DATA LINES>
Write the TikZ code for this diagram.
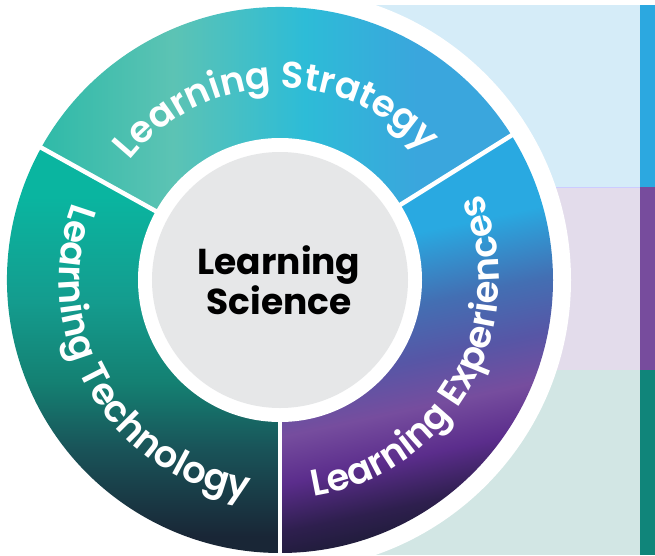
\documentclass[tikz,border=0pt]{standalone}
\usepackage{fontspec}
\setmainfont{Poppins}
\newfontfamily\ringfamily{Poppins}[UprightFont={* SemiBold}]
\usetikzlibrary{decorations.text}

\definecolor{lblue}{HTML}{D5ECF8}
\definecolor{lpurple}{HTML}{E3DCEB}
\definecolor{lteal}{HTML}{D2E6E4}
\definecolor{bblue}{HTML}{2CA8E0}
\definecolor{bpurple}{HTML}{774C9D}
\definecolor{bteal}{HTML}{10857A}
\definecolor{core}{HTML}{E6E7E8}

\definecolor{s1}{HTML}{2FBAA8}
\definecolor{s2}{HTML}{5CC3B4}
\definecolor{s3}{HTML}{2DBCD7}
\definecolor{s4}{HTML}{3AA6DD}
\definecolor{t1}{HTML}{0AB5A0}
\definecolor{t2}{HTML}{149C8E}
\definecolor{t3}{HTML}{148072}
\definecolor{t4}{HTML}{195459}
\definecolor{t5}{HTML}{192636}
\definecolor{e1}{HTML}{29A9E1}
\definecolor{e2}{HTML}{436FB3}
\definecolor{e3}{HTML}{5756A6}
\definecolor{e4}{HTML}{764D9E}
\definecolor{e5}{HTML}{5B2D8C}
\definecolor{e6}{HTML}{2E1F4E}
\definecolor{e7}{HTML}{1A1B33}

\pgfdeclarehorizontalshading{strategy}{100bp}{color(0bp)=(s1); color(25bp)=(s1);
  color(39bp)=(s2); color(53bp)=(s3); color(65bp)=(s4); color(100bp)=(s4)}
\pgfdeclareverticalshading{technology}{100bp}{color(0bp)=(t5); color(27bp)=(t5);
  color(38bp)=(t4); color(46bp)=(t3); color(56bp)=(t2); color(69bp)=(t1); color(100bp)=(t1)}
\pgfdeclareverticalshading{experience}{100bp}{color(0bp)=(e7); color(25bp)=(e7);
  color(30bp)=(e6); color(36bp)=(e5); color(42bp)=(e4); color(48bp)=(e3);
  color(55bp)=(e2); color(64bp)=(e1); color(100bp)=(e1)}

\newcommand{\ringfont}{\ringfamily\fontsize{37}{37}\selectfont}

\begin{document}
\begin{tikzpicture}[x=1pt, y=1pt,
    divider/.style={white, line width=4.5pt},
    ringtext/.style={decorate, decoration={text along path, text align=center, text color=white}},
    core/.style={circle, fill=core, minimum size=256pt, inner sep=0pt}]
	\useasboundingbox (-280,-275) rectangle (375,280);
	\clip (-280,-275) rectangle (375,280);

	\fill[lblue] (10,275) rectangle (360,93);
	\fill[lpurple] (10,93) rectangle (360,-90);
	\fill[lteal] (10,-90) rectangle (360,-275);
	\fill[bblue] (360,275) rectangle (375,93);
	\fill[bpurple] (360,93) rectangle (375,-90);
	\fill[bteal] (360,-90) rectangle (375,-275);
	\draw[blue!20, line width=0.6pt] (10,93) -- (360,93);

	\fill[white] (0,0) circle (291);
	\shade[shading=strategy] (0,0) -- (32:273) arc[start angle=32, end angle=151, radius=273] -- cycle;
	\shade[shading=technology] (0,0) -- (151:273) arc[start angle=151, end angle=270, radius=273] -- cycle;
	\shade[shading=experience, shading angle=12] (0,0) -- (270:273) arc[start angle=270, end angle=392, radius=273] -- cycle;
	\foreach \a in {32,151,270}
		\draw[divider] (\a:130) -- (\a:276);

	\fill[white] (0,0) circle (142);
	\node[core] (sci) at (0,0) {};
	\node[align=center, font=\fontsize{36}{40}\selectfont\bfseries] (scitext) at (-1,0) {Learning\\Science};

	\path[ringtext, decoration={text={|\ringfont|Learning Strategy}}]
		(151:192) arc[start angle=151, end angle=32, radius=192];
	\path[ringtext, decoration={text={|\ringfont|Learning Technology}}]
		(151:221) arc[start angle=151, end angle=270, radius=221];
	\path[ringtext, decoration={text={|\ringfont|Learning Experiences}}]
		(270:219) arc[start angle=270, end angle=392, radius=219];
\end{tikzpicture}
\end{document}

DO THIS> Omit the pictures and give the material again, exactly and in full.

TASK RESPONSE>
Write the TikZ code for this diagram.
\documentclass[tikz,border=0pt]{standalone}
\usepackage{fontspec}
\setmainfont{Poppins}
\newfontfamily\ringfamily{Poppins}[UprightFont={* SemiBold}]
\usetikzlibrary{decorations.text}

\definecolor{lblue}{HTML}{D5ECF8}
\definecolor{lpurple}{HTML}{E3DCEB}
\definecolor{lteal}{HTML}{D2E6E4}
\definecolor{bblue}{HTML}{2CA8E0}
\definecolor{bpurple}{HTML}{774C9D}
\definecolor{bteal}{HTML}{10857A}
\definecolor{core}{HTML}{E6E7E8}

\definecolor{s1}{HTML}{2FBAA8}
\definecolor{s2}{HTML}{5CC3B4}
\definecolor{s3}{HTML}{2DBCD7}
\definecolor{s4}{HTML}{3AA6DD}
\definecolor{t1}{HTML}{0AB5A0}
\definecolor{t2}{HTML}{149C8E}
\definecolor{t3}{HTML}{148072}
\definecolor{t4}{HTML}{195459}
\definecolor{t5}{HTML}{192636}
\definecolor{e1}{HTML}{29A9E1}
\definecolor{e2}{HTML}{436FB3}
\definecolor{e3}{HTML}{5756A6}
\definecolor{e4}{HTML}{764D9E}
\definecolor{e5}{HTML}{5B2D8C}
\definecolor{e6}{HTML}{2E1F4E}
\definecolor{e7}{HTML}{1A1B33}

\pgfdeclarehorizontalshading{strategy}{100bp}{color(0bp)=(s1); color(25bp)=(s1);
  color(39bp)=(s2); color(53bp)=(s3); color(65bp)=(s4); color(100bp)=(s4)}
\pgfdeclareverticalshading{technology}{100bp}{color(0bp)=(t5); color(27bp)=(t5);
  color(38bp)=(t4); color(46bp)=(t3); color(56bp)=(t2); color(69bp)=(t1); color(100bp)=(t1)}
\pgfdeclareverticalshading{experience}{100bp}{color(0bp)=(e7); color(25bp)=(e7);
  color(30bp)=(e6); color(36bp)=(e5); color(42bp)=(e4); color(48bp)=(e3);
  color(55bp)=(e2); color(64bp)=(e1); color(100bp)=(e1)}

\newcommand{\ringfont}{\ringfamily\fontsize{37}{37}\selectfont}

\begin{document}
\begin{tikzpicture}[x=1pt, y=1pt,
    divider/.style={white, line width=4.5pt},
    ringtext/.style={decorate, decoration={text along path, text align=center, text color=white}},
    core/.style={circle, fill=core, minimum size=256pt, inner sep=0pt}]
	\useasboundingbox (-280,-275) rectangle (375,280);
	\clip (-280,-275) rectangle (375,280);

	\fill[lblue] (10,275) rectangle (360,93);
	\fill[lpurple] (10,93) rectangle (360,-90);
	\fill[lteal] (10,-90) rectangle (360,-275);
	\fill[bblue] (360,275) rectangle (375,93);
	\fill[bpurple] (360,93) rectangle (375,-90);
	\fill[bteal] (360,-90) rectangle (375,-275);
	\draw[blue!20, line width=0.6pt] (10,93) -- (360,93);

	\fill[white] (0,0) circle (291);
	\shade[shading=strategy] (0,0) -- (32:273) arc[start angle=32, end angle=151, radius=273] -- cycle;
	\shade[shading=technology] (0,0) -- (151:273) arc[start angle=151, end angle=270, radius=273] -- cycle;
	\shade[shading=experience, shading angle=12] (0,0) -- (270:273) arc[start angle=270, end angle=392, radius=273] -- cycle;
	\foreach \a in {32,151,270}
		\draw[divider] (\a:130) -- (\a:276);

	\fill[white] (0,0) circle (142);
	\node[core] (sci) at (0,0) {};
	\node[align=center, font=\fontsize{36}{40}\selectfont\bfseries] (scitext) at (-1,0) {Learning\\Science};

	\path[ringtext, decoration={text={|\ringfont|Learning Strategy}}]
		(151:192) arc[start angle=151, end angle=32, radius=192];
	\path[ringtext, decoration={text={|\ringfont|Learning Technology}}]
		(151:221) arc[start angle=151, end angle=270, radius=221];
	\path[ringtext, decoration={text={|\ringfont|Learning Experiences}}]
		(270:219) arc[start angle=270, end angle=392, radius=219];
\end{tikzpicture}
\end{document}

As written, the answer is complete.